[Plotting code records]
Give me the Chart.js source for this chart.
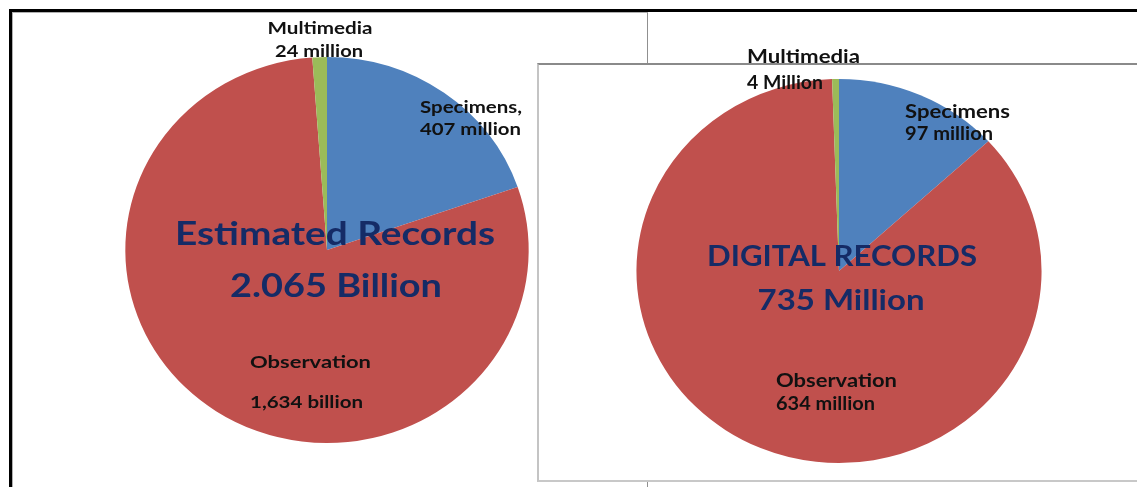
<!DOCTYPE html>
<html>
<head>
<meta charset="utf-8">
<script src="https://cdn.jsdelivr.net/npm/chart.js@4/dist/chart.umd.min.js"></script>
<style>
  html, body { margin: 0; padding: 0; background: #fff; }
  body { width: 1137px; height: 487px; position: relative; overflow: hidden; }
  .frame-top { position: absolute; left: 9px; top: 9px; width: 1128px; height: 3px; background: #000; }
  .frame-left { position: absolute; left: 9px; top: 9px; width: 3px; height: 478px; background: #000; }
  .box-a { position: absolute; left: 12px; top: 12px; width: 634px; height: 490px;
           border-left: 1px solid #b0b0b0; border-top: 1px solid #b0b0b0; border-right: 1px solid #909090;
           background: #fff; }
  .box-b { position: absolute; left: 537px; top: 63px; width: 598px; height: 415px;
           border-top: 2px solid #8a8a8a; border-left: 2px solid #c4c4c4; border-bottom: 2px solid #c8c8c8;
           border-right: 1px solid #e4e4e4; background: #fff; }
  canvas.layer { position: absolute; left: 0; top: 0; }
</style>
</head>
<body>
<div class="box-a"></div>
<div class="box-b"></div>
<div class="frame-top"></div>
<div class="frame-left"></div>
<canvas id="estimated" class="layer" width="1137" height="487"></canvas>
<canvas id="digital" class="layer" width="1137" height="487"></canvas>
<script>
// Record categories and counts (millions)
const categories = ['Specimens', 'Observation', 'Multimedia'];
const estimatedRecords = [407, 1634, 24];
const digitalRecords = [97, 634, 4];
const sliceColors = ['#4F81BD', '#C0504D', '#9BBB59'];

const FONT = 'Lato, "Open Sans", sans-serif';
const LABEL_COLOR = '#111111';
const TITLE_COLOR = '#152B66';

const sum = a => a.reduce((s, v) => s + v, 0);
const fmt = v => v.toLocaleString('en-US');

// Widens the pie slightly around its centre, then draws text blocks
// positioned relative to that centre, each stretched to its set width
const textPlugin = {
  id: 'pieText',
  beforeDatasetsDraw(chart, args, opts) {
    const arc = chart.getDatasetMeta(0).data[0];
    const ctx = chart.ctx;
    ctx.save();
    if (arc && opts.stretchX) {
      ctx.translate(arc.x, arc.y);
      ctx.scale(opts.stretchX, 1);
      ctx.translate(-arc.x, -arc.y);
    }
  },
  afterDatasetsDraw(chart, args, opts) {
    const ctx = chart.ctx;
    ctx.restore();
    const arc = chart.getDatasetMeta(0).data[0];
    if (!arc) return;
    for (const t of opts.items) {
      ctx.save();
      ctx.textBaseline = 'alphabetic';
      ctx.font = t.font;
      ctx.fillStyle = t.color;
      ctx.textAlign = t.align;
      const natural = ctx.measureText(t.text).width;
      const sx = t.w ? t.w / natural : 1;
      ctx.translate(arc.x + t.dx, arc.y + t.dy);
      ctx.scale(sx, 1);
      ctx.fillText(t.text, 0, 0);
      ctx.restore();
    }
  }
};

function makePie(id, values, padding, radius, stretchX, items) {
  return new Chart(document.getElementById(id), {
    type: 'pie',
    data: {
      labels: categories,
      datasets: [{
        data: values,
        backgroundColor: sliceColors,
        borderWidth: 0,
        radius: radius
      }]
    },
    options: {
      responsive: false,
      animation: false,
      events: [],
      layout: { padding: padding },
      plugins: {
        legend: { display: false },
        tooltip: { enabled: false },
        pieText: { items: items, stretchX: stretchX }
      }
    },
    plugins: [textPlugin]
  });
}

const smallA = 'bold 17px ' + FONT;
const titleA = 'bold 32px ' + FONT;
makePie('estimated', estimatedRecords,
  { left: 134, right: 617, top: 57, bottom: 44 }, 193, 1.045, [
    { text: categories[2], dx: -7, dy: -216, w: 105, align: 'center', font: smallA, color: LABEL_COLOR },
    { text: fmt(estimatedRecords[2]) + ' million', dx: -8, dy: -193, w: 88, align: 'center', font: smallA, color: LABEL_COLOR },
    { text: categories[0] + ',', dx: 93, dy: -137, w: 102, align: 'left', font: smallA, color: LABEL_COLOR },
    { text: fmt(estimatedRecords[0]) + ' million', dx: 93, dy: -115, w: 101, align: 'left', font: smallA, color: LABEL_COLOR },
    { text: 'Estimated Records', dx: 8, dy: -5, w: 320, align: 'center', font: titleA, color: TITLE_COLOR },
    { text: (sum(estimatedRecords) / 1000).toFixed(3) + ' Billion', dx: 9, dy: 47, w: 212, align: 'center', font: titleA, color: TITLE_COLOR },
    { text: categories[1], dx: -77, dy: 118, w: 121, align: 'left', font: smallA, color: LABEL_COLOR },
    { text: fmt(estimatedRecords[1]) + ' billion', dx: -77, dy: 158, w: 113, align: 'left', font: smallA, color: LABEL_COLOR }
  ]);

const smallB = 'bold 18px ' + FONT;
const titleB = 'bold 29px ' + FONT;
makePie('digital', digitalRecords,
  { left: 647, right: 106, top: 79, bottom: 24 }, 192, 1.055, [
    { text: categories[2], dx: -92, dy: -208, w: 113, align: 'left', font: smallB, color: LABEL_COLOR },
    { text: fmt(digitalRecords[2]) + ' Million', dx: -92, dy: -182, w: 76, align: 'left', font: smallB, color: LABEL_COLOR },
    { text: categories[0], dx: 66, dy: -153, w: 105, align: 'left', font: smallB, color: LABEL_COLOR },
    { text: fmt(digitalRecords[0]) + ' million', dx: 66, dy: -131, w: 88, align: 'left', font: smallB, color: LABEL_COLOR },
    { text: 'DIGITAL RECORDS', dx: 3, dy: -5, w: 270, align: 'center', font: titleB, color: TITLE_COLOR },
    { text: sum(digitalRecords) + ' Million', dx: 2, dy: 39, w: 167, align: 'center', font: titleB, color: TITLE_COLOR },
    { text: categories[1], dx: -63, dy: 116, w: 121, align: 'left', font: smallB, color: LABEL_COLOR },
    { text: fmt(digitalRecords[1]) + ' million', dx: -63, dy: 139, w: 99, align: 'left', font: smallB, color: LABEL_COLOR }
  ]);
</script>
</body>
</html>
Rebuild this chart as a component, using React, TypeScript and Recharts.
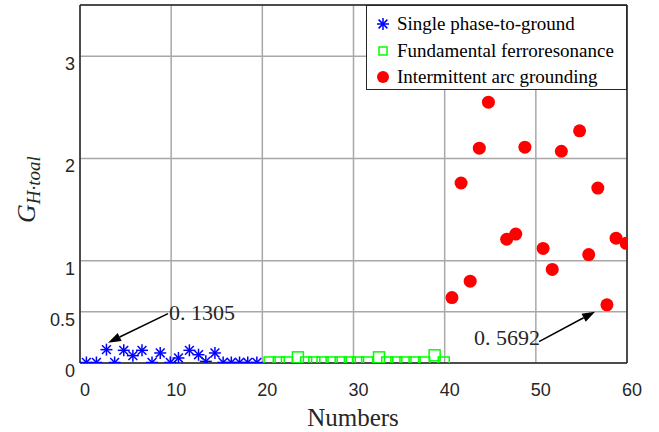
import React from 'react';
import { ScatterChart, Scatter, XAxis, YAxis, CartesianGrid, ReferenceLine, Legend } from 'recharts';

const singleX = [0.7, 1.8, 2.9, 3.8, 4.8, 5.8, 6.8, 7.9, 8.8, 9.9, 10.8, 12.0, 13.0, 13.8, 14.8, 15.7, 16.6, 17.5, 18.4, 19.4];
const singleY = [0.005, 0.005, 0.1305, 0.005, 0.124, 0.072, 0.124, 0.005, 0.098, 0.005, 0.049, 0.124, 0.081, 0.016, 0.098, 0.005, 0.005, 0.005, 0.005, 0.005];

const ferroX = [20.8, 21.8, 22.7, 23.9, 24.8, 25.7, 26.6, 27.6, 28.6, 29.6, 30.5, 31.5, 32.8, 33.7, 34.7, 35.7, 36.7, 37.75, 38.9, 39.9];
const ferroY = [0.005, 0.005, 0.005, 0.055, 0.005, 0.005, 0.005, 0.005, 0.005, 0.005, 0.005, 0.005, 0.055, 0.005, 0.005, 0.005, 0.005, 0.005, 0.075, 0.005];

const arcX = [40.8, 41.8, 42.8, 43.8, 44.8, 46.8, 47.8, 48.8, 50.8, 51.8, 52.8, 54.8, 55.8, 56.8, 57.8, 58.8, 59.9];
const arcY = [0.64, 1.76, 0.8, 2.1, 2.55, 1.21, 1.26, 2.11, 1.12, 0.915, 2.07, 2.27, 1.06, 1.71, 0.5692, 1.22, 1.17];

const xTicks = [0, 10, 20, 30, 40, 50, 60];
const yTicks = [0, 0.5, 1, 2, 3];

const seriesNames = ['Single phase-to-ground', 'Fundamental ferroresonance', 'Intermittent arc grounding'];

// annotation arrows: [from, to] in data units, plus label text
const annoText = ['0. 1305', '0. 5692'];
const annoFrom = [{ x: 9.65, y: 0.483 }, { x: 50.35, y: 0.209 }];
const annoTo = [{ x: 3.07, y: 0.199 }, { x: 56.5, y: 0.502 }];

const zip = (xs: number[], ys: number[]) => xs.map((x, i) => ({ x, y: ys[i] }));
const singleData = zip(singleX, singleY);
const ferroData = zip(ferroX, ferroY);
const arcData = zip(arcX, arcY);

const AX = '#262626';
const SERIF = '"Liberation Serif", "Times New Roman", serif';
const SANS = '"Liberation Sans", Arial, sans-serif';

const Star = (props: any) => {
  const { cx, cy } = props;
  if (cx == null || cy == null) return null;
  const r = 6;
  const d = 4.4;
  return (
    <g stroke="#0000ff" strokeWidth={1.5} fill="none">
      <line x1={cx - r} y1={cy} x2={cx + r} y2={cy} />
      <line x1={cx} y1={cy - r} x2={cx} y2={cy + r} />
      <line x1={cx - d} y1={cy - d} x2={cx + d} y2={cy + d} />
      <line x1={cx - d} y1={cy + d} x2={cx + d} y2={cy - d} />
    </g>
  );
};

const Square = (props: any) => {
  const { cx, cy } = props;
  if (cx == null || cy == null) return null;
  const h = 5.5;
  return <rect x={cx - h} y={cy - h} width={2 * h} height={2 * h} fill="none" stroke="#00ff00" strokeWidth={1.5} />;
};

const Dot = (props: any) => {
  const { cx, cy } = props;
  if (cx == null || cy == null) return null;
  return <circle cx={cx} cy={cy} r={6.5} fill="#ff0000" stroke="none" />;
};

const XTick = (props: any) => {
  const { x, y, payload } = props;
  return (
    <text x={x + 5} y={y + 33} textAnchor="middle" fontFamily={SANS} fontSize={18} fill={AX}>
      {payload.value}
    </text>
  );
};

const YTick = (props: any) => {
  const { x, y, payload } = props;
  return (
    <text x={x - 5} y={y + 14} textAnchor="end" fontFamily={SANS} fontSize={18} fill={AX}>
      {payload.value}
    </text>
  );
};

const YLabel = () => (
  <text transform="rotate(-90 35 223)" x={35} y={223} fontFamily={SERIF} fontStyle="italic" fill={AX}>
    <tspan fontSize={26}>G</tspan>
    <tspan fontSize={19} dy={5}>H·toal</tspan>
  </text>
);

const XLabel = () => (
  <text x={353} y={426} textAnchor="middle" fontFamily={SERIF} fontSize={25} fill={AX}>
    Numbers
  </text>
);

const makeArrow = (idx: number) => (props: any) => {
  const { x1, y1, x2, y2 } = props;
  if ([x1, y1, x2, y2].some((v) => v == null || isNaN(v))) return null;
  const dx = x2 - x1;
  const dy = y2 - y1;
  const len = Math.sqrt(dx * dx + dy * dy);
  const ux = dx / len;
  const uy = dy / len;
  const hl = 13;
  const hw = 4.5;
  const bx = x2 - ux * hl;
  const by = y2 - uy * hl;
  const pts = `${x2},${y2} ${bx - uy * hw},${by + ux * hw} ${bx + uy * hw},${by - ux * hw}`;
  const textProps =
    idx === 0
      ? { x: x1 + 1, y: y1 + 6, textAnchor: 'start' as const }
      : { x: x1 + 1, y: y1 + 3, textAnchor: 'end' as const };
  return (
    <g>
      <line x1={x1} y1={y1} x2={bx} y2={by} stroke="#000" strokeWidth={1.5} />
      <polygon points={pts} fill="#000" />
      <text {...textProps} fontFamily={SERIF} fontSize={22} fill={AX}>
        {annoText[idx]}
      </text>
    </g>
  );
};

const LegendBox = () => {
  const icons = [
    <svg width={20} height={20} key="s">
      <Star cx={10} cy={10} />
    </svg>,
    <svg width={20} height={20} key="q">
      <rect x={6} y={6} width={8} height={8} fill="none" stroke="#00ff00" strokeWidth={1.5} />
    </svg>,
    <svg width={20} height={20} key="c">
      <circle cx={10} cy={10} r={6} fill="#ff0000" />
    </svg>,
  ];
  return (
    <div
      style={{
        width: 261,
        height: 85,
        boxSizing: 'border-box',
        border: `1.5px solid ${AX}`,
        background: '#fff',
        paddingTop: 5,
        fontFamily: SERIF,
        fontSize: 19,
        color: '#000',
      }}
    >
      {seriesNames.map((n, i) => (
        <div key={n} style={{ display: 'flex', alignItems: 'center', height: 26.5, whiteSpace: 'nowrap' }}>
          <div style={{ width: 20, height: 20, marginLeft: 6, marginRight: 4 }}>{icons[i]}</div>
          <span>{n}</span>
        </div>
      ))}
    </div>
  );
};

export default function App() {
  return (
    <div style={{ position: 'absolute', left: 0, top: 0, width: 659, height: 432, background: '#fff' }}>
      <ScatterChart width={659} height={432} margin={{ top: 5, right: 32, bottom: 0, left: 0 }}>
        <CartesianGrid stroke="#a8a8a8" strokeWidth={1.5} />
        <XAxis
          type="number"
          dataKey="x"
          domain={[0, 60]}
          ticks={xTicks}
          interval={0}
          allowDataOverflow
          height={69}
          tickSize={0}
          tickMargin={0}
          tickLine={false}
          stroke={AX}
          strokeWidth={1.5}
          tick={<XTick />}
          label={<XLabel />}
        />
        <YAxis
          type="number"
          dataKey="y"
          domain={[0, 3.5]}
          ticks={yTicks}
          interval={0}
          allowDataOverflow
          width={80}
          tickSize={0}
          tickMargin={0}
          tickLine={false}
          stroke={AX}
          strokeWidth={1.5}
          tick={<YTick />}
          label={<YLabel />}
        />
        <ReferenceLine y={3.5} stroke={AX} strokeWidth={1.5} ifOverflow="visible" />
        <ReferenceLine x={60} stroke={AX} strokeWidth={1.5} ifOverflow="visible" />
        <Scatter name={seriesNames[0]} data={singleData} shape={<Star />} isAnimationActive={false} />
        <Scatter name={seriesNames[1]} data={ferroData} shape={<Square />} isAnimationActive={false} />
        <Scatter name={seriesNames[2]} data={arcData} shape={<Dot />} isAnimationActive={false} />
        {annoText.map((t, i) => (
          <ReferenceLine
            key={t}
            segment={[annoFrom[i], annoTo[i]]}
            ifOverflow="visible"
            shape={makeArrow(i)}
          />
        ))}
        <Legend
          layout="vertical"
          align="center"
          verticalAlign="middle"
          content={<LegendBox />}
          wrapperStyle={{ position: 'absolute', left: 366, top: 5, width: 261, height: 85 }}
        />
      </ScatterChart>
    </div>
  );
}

### Short exercise
From the records above, quote word for word only the lines beginning at the line that has "Rebuild this chart" and stopping after the line that has "CartesianGrid, ReferenceLine, Legend". Omit the pictures.

### Response for this exercise
Rebuild this chart as a component, using React, TypeScript and Recharts.
import React from 'react';
import { ScatterChart, Scatter, XAxis, YAxis, CartesianGrid, ReferenceLine, Legend } from 'recharts';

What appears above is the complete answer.